Extracted records:
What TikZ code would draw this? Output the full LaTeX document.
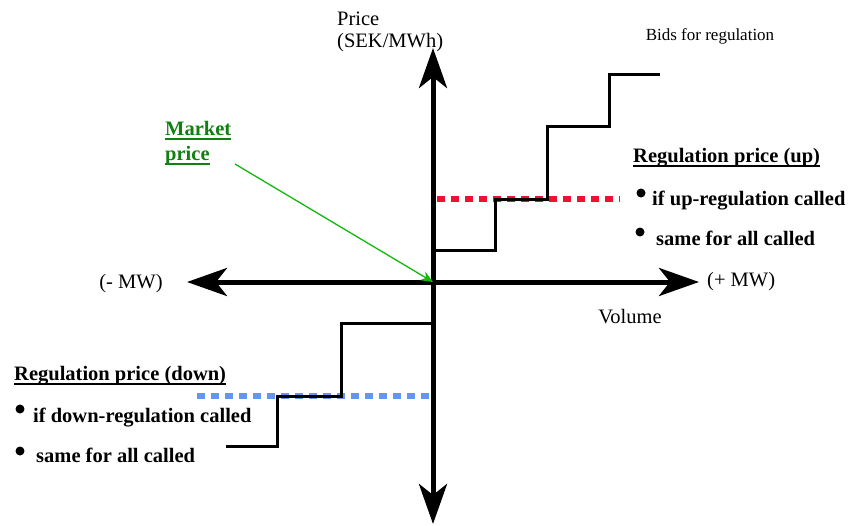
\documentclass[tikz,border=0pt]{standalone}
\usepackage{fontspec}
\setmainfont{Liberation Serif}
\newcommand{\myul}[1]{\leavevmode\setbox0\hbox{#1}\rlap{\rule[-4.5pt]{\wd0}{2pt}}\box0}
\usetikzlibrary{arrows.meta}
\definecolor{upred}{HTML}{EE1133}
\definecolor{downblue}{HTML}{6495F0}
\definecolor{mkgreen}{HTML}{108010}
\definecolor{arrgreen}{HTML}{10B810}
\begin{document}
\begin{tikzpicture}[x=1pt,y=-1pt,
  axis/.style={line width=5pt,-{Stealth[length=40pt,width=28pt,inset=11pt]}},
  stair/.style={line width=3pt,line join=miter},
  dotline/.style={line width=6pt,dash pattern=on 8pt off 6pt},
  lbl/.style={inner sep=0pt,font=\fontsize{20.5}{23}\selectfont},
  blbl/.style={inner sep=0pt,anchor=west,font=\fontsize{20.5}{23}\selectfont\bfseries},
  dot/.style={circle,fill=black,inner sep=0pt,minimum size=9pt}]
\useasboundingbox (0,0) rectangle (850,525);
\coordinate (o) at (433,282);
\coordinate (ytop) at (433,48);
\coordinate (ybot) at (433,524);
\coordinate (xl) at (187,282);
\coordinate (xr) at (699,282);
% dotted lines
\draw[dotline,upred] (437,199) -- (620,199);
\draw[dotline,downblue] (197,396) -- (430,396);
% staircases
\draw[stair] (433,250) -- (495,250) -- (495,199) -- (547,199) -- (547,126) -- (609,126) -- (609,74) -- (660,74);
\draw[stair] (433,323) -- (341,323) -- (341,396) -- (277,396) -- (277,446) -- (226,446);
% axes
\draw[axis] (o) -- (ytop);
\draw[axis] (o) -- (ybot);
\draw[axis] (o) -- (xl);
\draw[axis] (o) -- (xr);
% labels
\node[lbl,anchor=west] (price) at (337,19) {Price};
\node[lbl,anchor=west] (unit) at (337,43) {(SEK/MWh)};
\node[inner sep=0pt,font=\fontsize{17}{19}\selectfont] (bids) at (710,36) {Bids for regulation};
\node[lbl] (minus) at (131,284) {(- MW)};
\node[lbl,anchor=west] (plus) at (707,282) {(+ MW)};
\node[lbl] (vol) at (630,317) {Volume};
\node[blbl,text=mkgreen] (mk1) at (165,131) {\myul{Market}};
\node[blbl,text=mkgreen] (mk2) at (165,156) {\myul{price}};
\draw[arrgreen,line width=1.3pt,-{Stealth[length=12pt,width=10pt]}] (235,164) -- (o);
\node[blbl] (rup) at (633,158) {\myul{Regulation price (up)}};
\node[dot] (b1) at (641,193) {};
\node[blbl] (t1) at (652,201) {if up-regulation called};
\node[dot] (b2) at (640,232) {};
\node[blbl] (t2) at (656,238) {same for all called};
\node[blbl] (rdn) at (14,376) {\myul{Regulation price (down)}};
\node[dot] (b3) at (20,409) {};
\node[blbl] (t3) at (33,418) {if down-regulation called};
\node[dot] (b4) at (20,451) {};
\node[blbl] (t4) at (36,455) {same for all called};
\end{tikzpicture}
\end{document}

--

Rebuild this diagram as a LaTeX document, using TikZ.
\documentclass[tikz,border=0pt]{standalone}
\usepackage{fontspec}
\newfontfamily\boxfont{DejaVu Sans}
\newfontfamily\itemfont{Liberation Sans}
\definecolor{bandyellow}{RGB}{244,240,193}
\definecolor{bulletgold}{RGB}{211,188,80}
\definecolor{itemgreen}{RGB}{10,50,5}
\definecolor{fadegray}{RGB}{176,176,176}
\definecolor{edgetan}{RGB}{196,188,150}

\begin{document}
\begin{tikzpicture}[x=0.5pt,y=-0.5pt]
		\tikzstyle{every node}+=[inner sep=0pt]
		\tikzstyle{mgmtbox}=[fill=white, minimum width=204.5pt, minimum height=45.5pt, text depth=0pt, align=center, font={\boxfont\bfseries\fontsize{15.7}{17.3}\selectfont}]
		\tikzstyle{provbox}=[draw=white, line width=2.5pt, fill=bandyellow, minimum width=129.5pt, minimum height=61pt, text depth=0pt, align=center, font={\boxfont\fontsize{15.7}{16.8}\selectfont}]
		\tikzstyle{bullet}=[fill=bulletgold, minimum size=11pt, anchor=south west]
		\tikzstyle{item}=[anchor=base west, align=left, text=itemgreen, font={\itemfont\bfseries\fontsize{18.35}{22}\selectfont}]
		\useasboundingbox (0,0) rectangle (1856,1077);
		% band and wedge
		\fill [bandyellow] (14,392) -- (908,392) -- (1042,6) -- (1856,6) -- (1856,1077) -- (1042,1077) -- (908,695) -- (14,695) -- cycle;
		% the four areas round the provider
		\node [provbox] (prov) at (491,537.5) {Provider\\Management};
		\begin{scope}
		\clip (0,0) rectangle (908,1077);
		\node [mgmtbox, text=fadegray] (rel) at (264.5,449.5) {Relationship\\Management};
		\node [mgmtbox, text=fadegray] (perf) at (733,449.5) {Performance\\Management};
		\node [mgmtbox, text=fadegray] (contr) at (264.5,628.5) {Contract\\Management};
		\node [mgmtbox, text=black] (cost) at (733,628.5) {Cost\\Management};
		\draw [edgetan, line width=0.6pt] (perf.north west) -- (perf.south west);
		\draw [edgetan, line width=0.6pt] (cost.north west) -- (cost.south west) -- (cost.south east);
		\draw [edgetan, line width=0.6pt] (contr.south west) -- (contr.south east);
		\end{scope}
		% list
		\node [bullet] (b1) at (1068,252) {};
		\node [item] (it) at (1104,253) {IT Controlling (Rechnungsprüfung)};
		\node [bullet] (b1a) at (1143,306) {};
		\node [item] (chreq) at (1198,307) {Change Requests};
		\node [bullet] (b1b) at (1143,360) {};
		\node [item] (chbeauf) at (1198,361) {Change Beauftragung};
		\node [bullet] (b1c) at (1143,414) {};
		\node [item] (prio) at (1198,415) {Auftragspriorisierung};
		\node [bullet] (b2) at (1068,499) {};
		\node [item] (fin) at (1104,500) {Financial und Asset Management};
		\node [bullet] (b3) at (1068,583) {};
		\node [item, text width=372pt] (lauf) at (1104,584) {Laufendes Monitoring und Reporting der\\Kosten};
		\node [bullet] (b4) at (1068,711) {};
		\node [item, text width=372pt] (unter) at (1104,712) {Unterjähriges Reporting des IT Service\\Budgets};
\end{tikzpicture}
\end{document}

Your goal: Which lines contain the word "this"? Copy each of them.

Correct answer:
What TikZ code would draw this? Output the full LaTeX document.
Rebuild this diagram as a LaTeX document, using TikZ.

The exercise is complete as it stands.